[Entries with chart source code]
-- BEGIN --

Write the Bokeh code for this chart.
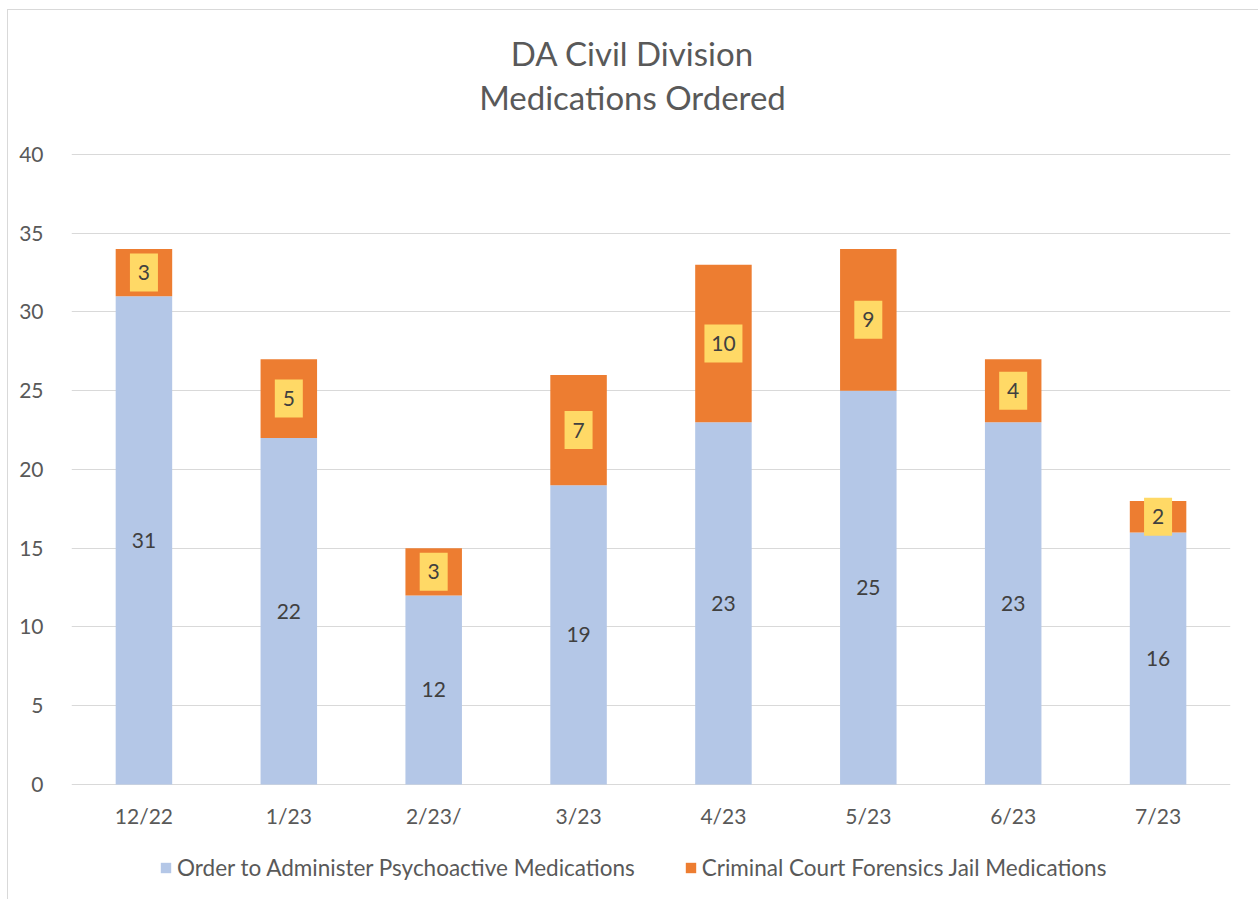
from bokeh.plotting import figure
from bokeh.models import (ColumnDataSource, LabelSet, Label, Legend, LegendItem,
                          FixedTicker, Range1d)
from bokeh.core.properties import value
from bokeh.embed import file_html
from bokeh.resources import INLINE

# ---- data ----
months = ["12/22", "1/23", "2/23/", "3/23", "4/23", "5/23", "6/23", "7/23"]
psychoactive = [31, 22, 12, 19, 23, 25, 23, 16]
forensics = [3, 5, 3, 7, 10, 9, 4, 2]
series_names = ["Order to Administer Psychoactive Medications",
                "Criminal Court Forensics Jail Medications"]
y_ticks = [0, 5, 10, 15, 20, 25, 30, 35, 40]
title_lines = ["DA Civil Division", "Medications Ordered"]

# ---- style ----
FONT = "Lato"
TXT = "#595959"
LBL = "#404040"
BLUE = "#B4C7E7"
ORANGE = "#ED7D31"
YELLOW = "#FFD966"
GRID = "#D9D9D9"

src = ColumnDataSource(dict(
    month=months,
    psy=psychoactive,
    forn=forensics,
    psy_mid=[v / 2 for v in psychoactive],
    forn_mid=[a + b / 2 for a, b in zip(psychoactive, forensics)],
    psy_txt=[str(v) for v in psychoactive],
    forn_txt=[str(v) for v in forensics],
    box_w=[18 + 10 * len(str(v)) for v in forensics],
    zero=[0] * len(months),
))

# The plot frame is extended above 40 and below 0 so that the title,
# category labels and legend sit inside it (15.75 px per unit).
p = figure(x_range=months, y_range=Range1d(-7.175, 49.016), width=1250, height=889,
           frame_width=1159, frame_height=885, x_axis_location=None,
           output_backend="svg", toolbar_location=None, title_location=None,
           min_border_left=63, min_border_right=28, min_border_top=2,
           min_border_bottom=2)
p.styles = {"margin-left": "7px", "margin-top": "9px",
            "border-left": "1px solid #D9D9D9", "border-top": "1px solid #D9D9D9"}

# two-line title, positioned relative to the plot frame
for txt, ty in ((title_lines[0], 845), (title_lines[1], 801)):
    p.add_layout(Label(x=561, y=ty, x_units="screen", y_units="screen",
                       text=txt, text_align="center", text_baseline="middle",
                       text_font=FONT, text_font_size="33px", text_color=TXT))

rs = p.vbar_stack(["psy", "forn"], x="month", width=0.39, color=[BLUE, ORANGE],
                  line_color=None, source=src)

# yellow boxes behind orange labels
p.rect(x="month", y="forn_mid", width="box_w", height=38,
       width_units="screen", height_units="screen", fill_color=YELLOW,
       line_color=None, source=src)

for ycol, tcol in (("psy_mid", "psy_txt"), ("forn_mid", "forn_txt")):
    p.add_layout(LabelSet(x="month", y=ycol, text=tcol, source=src,
                          text_align="center", text_baseline="middle",
                          text_font=value(FONT), text_font_size="21px",
                          text_color=LBL))

# category labels under the zero line
p.text(x="month", y="zero", text="month", source=src, y_offset=31,
       text_align="center", text_baseline="middle", text_font=value(FONT),
       text_font_size="21px", text_color=TXT)

# y axis
p.yaxis.ticker = FixedTicker(ticks=y_ticks)
p.yaxis.axis_line_color = None
p.yaxis.major_tick_line_color = None
p.yaxis.minor_tick_line_color = None
p.yaxis.major_label_standoff = 22
p.yaxis.major_label_text_font = FONT
p.yaxis.major_label_text_font_size = "21px"
p.yaxis.major_label_text_color = TXT

p.xgrid.grid_line_color = None
p.ygrid.grid_line_color = GRID
p.ygrid.grid_line_width = 1
p.outline_line_color = None
p.x_range.range_padding = 0

legend = Legend(items=[LegendItem(label=series_names[0], renderers=[rs[0]]),
                       LegendItem(label=series_names[1], renderers=[rs[1]])],
                orientation="horizontal", location=(88, 16),
                border_line_color=None, background_fill_alpha=0,
                label_text_font=FONT, label_text_font_size="22.5px",
                label_text_color=TXT, glyph_width=13, glyph_height=13,
                label_standoff=5, spacing=49, margin=0, padding=0)
p.add_layout(legend, "center")

open("out.html", "w").write(file_html(p, INLINE))
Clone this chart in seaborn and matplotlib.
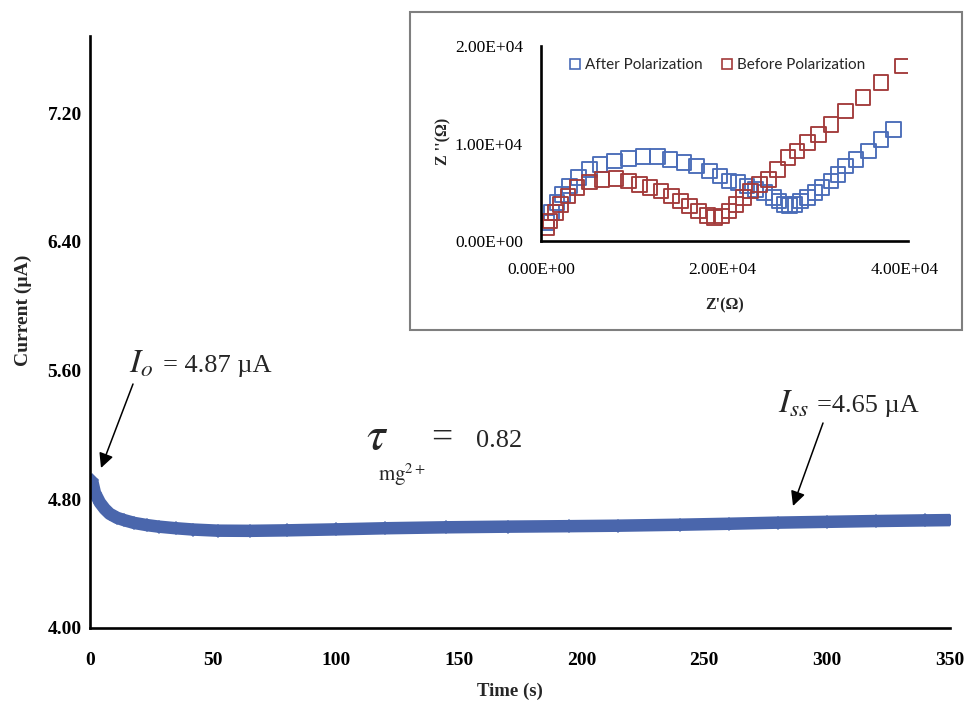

-- END --

GIVEN REQUEST :: Give back exactly the lines from the first line of the data through the line with "from bokeh.resources import INLINE", pictures excluded.

RESPONSE TO THIS EXERCISE ::
Write the Bokeh code for this chart.
from bokeh.plotting import figure
from bokeh.models import (ColumnDataSource, LabelSet, Label, Legend, LegendItem,
                          FixedTicker, Range1d)
from bokeh.core.properties import value
from bokeh.embed import file_html
from bokeh.resources import INLINE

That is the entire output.